_Stated goal_:
Reproduce, word for word, only the lines from the one containing "Generate a web" through the one containing "let barColor = '#1f88fe';", both included.

_Listed records_:
>>>
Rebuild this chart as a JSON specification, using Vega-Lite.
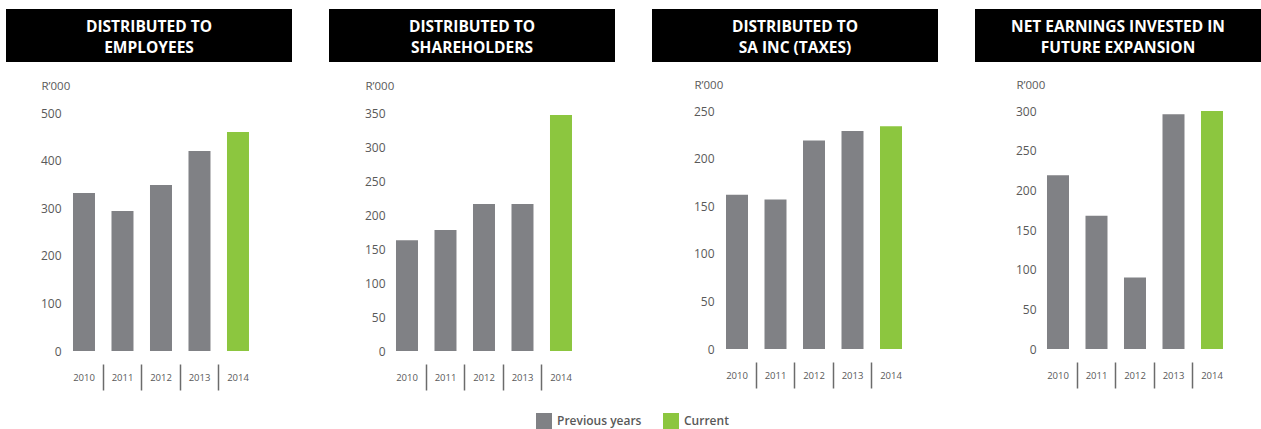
<<<
>>>
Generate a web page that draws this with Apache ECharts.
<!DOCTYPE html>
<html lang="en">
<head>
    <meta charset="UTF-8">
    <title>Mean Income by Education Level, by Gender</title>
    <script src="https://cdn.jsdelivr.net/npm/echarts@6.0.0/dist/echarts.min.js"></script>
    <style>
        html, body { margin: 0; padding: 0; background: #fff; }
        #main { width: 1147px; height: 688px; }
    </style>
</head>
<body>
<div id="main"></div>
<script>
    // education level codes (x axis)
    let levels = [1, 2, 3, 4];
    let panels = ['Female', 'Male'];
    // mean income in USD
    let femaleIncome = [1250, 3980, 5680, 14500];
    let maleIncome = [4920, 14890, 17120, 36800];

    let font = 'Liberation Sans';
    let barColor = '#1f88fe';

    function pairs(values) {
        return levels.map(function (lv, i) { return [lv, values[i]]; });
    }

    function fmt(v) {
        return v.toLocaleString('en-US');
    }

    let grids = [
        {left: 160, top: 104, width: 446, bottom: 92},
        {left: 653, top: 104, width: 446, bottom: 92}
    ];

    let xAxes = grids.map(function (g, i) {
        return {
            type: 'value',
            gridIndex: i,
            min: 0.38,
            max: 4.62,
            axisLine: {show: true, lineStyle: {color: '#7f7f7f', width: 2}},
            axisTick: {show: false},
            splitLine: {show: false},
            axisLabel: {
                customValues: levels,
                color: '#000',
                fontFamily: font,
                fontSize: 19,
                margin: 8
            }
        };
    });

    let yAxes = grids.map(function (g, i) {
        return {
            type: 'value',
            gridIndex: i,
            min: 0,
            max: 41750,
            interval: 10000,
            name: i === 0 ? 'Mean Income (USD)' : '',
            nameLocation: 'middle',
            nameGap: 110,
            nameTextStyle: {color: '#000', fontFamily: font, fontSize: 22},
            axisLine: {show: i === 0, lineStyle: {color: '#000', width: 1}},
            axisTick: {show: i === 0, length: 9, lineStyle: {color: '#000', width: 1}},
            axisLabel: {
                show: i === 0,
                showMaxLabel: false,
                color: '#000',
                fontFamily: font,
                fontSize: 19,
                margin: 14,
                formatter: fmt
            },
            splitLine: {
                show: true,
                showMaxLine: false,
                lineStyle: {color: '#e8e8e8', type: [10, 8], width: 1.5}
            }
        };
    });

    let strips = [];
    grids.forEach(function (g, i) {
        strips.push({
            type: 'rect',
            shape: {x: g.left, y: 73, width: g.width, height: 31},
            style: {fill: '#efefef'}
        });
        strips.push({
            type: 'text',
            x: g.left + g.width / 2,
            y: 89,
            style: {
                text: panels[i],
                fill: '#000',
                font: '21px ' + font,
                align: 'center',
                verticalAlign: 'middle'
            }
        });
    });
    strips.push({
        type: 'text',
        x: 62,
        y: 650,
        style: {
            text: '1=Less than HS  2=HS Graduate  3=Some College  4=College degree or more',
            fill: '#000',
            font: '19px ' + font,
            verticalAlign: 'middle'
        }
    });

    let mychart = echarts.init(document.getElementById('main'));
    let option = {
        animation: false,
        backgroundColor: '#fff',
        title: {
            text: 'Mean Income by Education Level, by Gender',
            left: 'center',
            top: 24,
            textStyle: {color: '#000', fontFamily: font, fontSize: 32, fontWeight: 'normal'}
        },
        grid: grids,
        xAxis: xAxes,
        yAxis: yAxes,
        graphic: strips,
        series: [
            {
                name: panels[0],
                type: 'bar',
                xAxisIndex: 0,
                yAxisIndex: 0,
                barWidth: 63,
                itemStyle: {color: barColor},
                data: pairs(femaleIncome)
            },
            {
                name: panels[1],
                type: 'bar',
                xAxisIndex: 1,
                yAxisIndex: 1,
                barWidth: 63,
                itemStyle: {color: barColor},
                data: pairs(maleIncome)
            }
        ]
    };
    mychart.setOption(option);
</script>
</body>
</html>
<<<
_Expected output_:
Generate a web page that draws this with Apache ECharts.
<!DOCTYPE html>
<html lang="en">
<head>
    <meta charset="UTF-8">
    <title>Mean Income by Education Level, by Gender</title>
    <script src="https://cdn.jsdelivr.net/npm/echarts@6.0.0/dist/echarts.min.js"></script>
    <style>
        html, body { margin: 0; padding: 0; background: #fff; }
        #main { width: 1147px; height: 688px; }
    </style>
</head>
<body>
<div id="main"></div>
<script>
    // education level codes (x axis)
    let levels = [1, 2, 3, 4];
    let panels = ['Female', 'Male'];
    // mean income in USD
    let femaleIncome = [1250, 3980, 5680, 14500];
    let maleIncome = [4920, 14890, 17120, 36800];

    let font = 'Liberation Sans';
    let barColor = '#1f88fe';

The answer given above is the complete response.